Bear Case is Shortsighted and Overblown
Some investors are concerned about macroeconomic risks impacting Photronics, pointing out to the cyclicality of the semiconductor market and a potential future downturn amid rising inflation and higher interest rates. On the geopolitics front, Photronics’ exposure to China adds uncertainty given ongoing trade and technology tensions between the US and China. However, these near-term macro worries seem exaggerated for a few reasons:
As mentioned before, photomask demand follows a different cycle compared to semiconductor equipment spending or wafer production volumes. This is because Photronics plays an essential role in the design process for new chips. Chipmakers often begin releasing new designs even when demand is soft and fab utilization is low, representing a great time to introduce new products.
This highlights why Photronics may be less impacted by macro fluctuations versus other semiconductor manufacturers. While capex budgets or wafer production rise and fall, new chip designs get introduced across market cycles, driving sustainable photomask demand.
Furthermore, semiconductor capex budgets remain at record levels globally, evidencing the ongoing robust investments in new fabs and technologies. Photronics’ diversified customer base also provides stability through demand swings in any single region.
When it comes to China exposure, the US and China will likely remain economically intertwined for decades despite regulatory tensions. Technology collaboration and supply chain integration cannot be unwound overnight. Photronics’ position as an irreplaceable design partner also differentiates it from component suppliers
Valuation Significantly Undervalues Secular Growth
At around $20 per share, Photronics trades at just 11x forward earnings despite its entrenched competitive position in a secular growth market.
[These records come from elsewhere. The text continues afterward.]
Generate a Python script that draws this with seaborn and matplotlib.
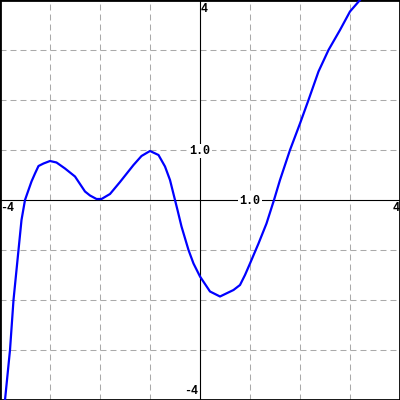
import numpy as np
import pandas as pd
import matplotlib
matplotlib.use('Agg')
import matplotlib.pyplot as plt
import seaborn as sns

# points
x_vals = [-3.93, -3.9, -3.8, -3.73, -3.63, -3.57, -3.5, -3.43, -3.37, -3.3, -3.23, -3.13,
          -3.0, -2.87, -2.7, -2.5, -2.3, -2.2, -2.07, -1.97, -1.8, -1.6,
          -1.33, -1.17, -1.0, -0.83, -0.7, -0.6, -0.5, -0.45, -0.37, -0.23, -0.13, 0.0,
          0.2, 0.4, 0.67, 0.8, 0.9, 1.0, 1.17, 1.33, 1.48, 1.6, 1.8, 2.0, 2.17, 2.37,
          2.57, 2.8, 3.0, 3.2, 3.3]
y_vals = [-4.4, -4.0, -3.0, -2.0, -1.0, -0.4, 0.0, 0.2, 0.37, 0.53, 0.68, 0.73,
          0.78, 0.75, 0.63, 0.47, 0.17, 0.09, 0.02, 0.02, 0.12, 0.36,
          0.7, 0.88, 0.98, 0.9, 0.67, 0.4, 0.0, -0.2, -0.53, -1.0, -1.27, -1.53,
          -1.83, -1.93, -1.8, -1.7, -1.5, -1.27, -0.87, -0.47, 0.0, 0.4, 1.0, 1.53, 2.0, 2.57,
          3.0, 3.4, 3.77, 4.0, 4.12]
grid_pos = [-3, -2, -1, 1, 2, 3]

df = pd.DataFrame({'x': x_vals, 'y': y_vals})

sns.set_style('white')
plt.rcParams['lines.scale_dashes'] = False
plt.rcParams['font.family'] = ['Liberation Mono', 'DejaVu Sans Mono']

fig = plt.figure(figsize=(4, 4), dpi=100)
ax = fig.add_axes([0, 0, 1, 1])
ax.set_xlim(-4, 4)
ax.set_ylim(-4, 4)

# dashed grid
for g in grid_pos:
    ax.axvline(g, color='#aaaaaa', lw=0.75, dashes=(4.3, 2.9), zorder=1)
    ax.axhline(g, color='#aaaaaa', lw=0.75, dashes=(4.3, 2.9), zorder=1)

# axes through the origin
ax.axhline(0, color='black', lw=0.8, zorder=2)
ax.axvline(0, color='black', lw=0.8, zorder=2)

sns.lineplot(data=df, x='x', y='y', color='#0000ff', lw=1.6, estimator=None,
             sort=False, ax=ax, zorder=4)

txt = dict(fontsize=8.5, fontweight='bold', color='black', zorder=5)
ax.text(-3.99, -0.04, '-4', ha='left', va='top', **txt)
ax.text(3.99, -0.04, '4', ha='right', va='top', **txt)
ax.text(0.02, 3.95, '4', ha='left', va='top', **txt)
ax.text(-0.04, -3.93, '-4', ha='right', va='bottom', **txt)
box = dict(facecolor='white', edgecolor='none', pad=1)
ax.text(0, 0.98, '1.0', ha='center', va='center', bbox=box, **txt)
ax.text(1.0, -0.02, '1.0', ha='center', va='center', bbox=box, **txt)

ax.set_xticks([])
ax.set_yticks([])
ax.set_xlabel('')
ax.set_ylabel('')
for s in ax.spines.values():
    s.set_visible(True)
    s.set_color('black')
    s.set_linewidth(2)

fig.savefig('out.png', dpi=100)
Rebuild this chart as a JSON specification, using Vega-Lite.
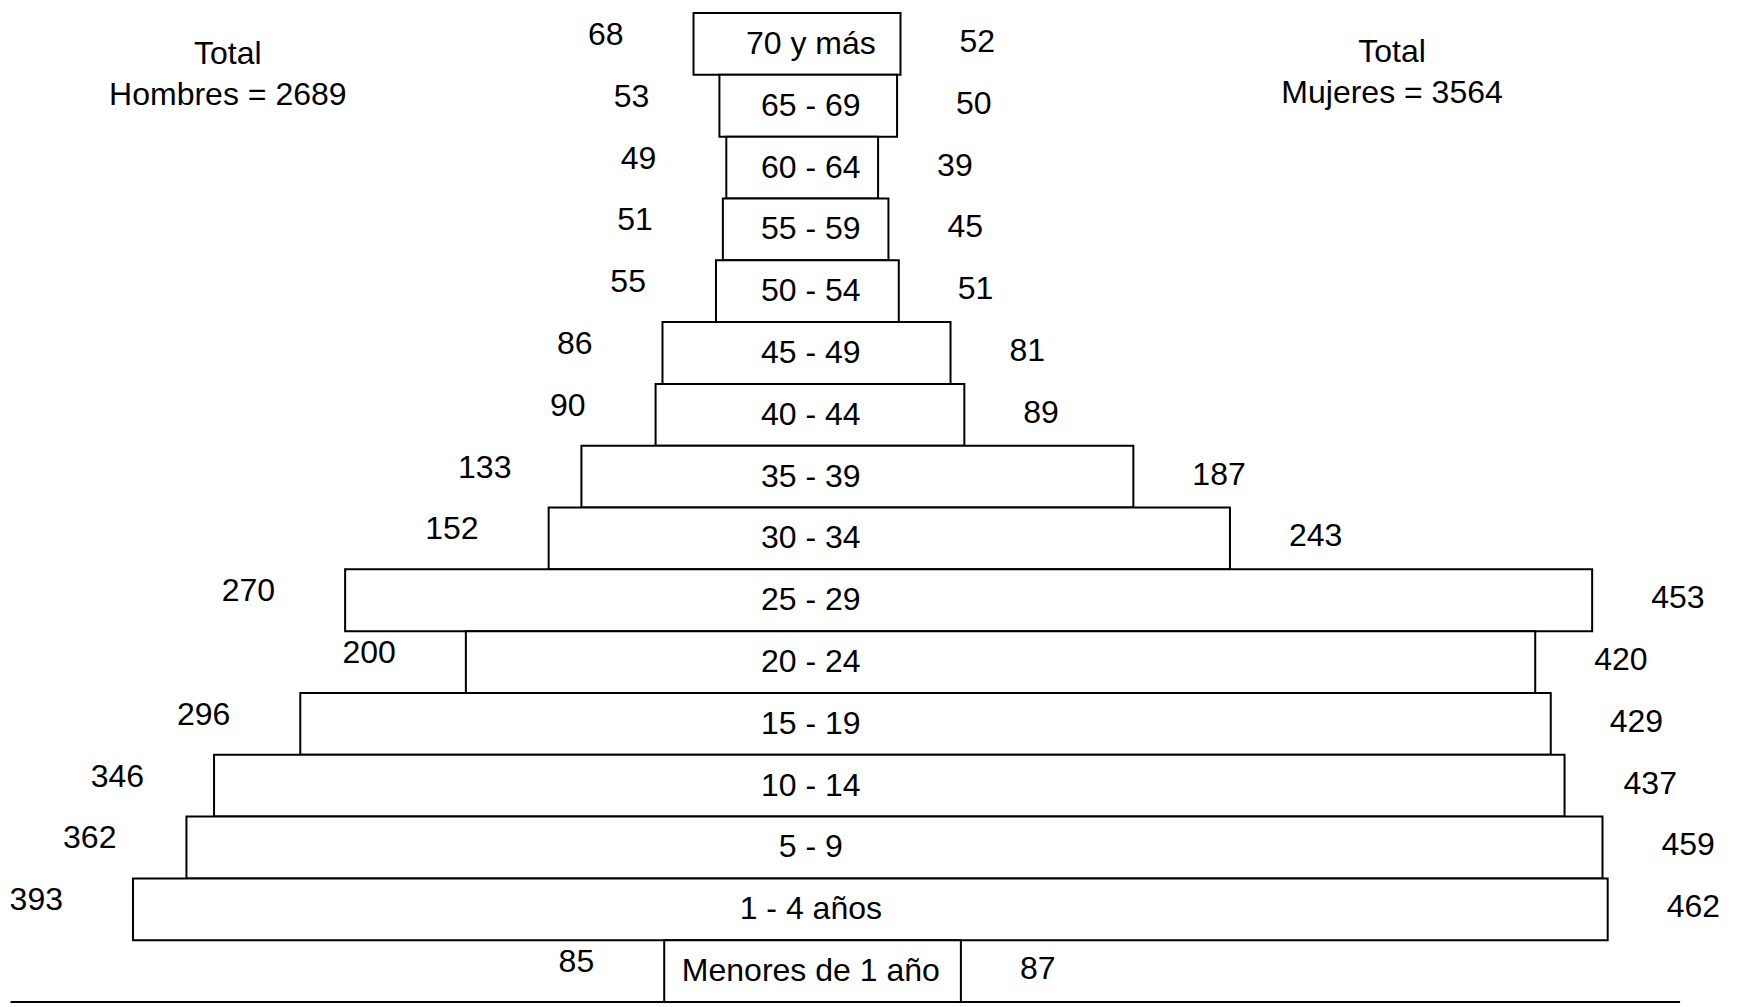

This represents a significant discount to historical multiples in the mid-teens.
Assuming a Revenue CAGR of 7% (A little above growth in market size) with similar profit margins over the next 5 years and a multiple expansion to 15x, my valuation 2028 estimates are the following for PLAB:
Revenue | $1,246mm |
Net Income | $167mm |
P/E | 15 |
Estimated Mkt Cap | $2,518mm |
Estimated Share Price | $40.84/share |
Annualized Return | ~15% |
Of course, macro & geopolitical headwinds bring uncertainty over the next 6-12 months. But for long-term investors, the current pullback provides a highly attractive entry point. Photronics dominates an essential technology market poised for massive expansion over the next decade. At 10x forward earnings, shares are far too cheap given the growth runway. Investors with a multi-year time horizon should take advantage of the opportunity.